While his battling half-century was ultimately in vain, all-rounder Mohammad Saifuddin said that he was determined to “prove the allegations against my name were wrong” after a report emerged that he had feigned injury against previous opponents Australia as he was fearful of the World Cup table-toppers.

Bangladesh needed a win against India on Tuesday (July 2) to keep their campaign alive. They ended up short of India’s 314-9 but not before pushing their formidable opponents, as India won by 28 runs.

That Bangladesh came so close to overhauling India’s total was down to a late rearguard half-century from Saifuddin. The left-handed batsman pinged the boundary with unrelenting frequency to keep India’s bowlers on their toes. In the end, he was left stranded on 51* off 38 balls.

“A few days ago, there was a negative news that I used an injury as an excuse to get out of a match against a big team,” Saifuddin said. “So, I was thinking that I would become a hero by winning a match against a big team. When I took the field against India, from the first ball to the last, I was determined to win the match, so that I could prove the allegations against my name were wrong. Unfortunately, that did not happen.”

After his team’s exit from the 2019 World Cup, Bangladesh coach Steve Rhodes heaped praise on the side for the quality of cricket they produced and hoped they would be remembered as the “people’s team” for the fight they showed against the competition’s top sides.

Bangladesh have played some spirited cricket, beating South Africa and Afghanistan, and hammering West Indies in a record chase of 322 – Bangladesh’s highest in ODIs. And though they fell short against both, they fought extremely hard against high-flying New Zealand and Australia.

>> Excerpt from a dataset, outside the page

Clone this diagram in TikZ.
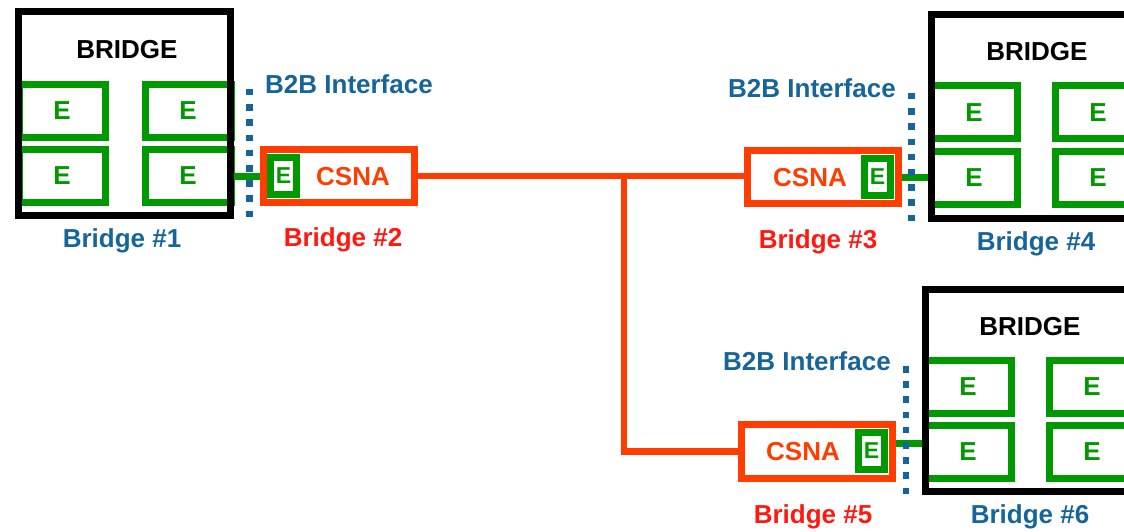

“I wish luck to the guys who are in that semi-final, but I wish it was us,” Rhodes said. “I am very proud with the way we played against the big teams. Maybe we will be the people’s team for the amount of fight we have shown.

“I think we did well after that opening blitz by Rohit Sharma. We were very happy at the halfway stage to be chasing that score. It could well have been 370-380, or 400 at one stage. We showed a lot of spirit and fight to come back. We have three victories but we also pushed these big teams throughout the competition.”

Rhodes did concede, however, that Bangladesh made mistakes in the early exchanges. One of those – a dropped catch off Rohit Sharma by Tamim Iqbal, when Rohit was on 9 – cost them dearly as Rohit went on to notch up his fourth century of the World Cup.

“There are a lot of disappointed cricketers and coaches in the dressing room,” Rhodes said. “We were desperate to do well in the competition to take it further. We pushed them, but we made a few early mistakes. I think you need to get out of the blocks really well against a team like India. We were playing catch-up for a lot of the match.”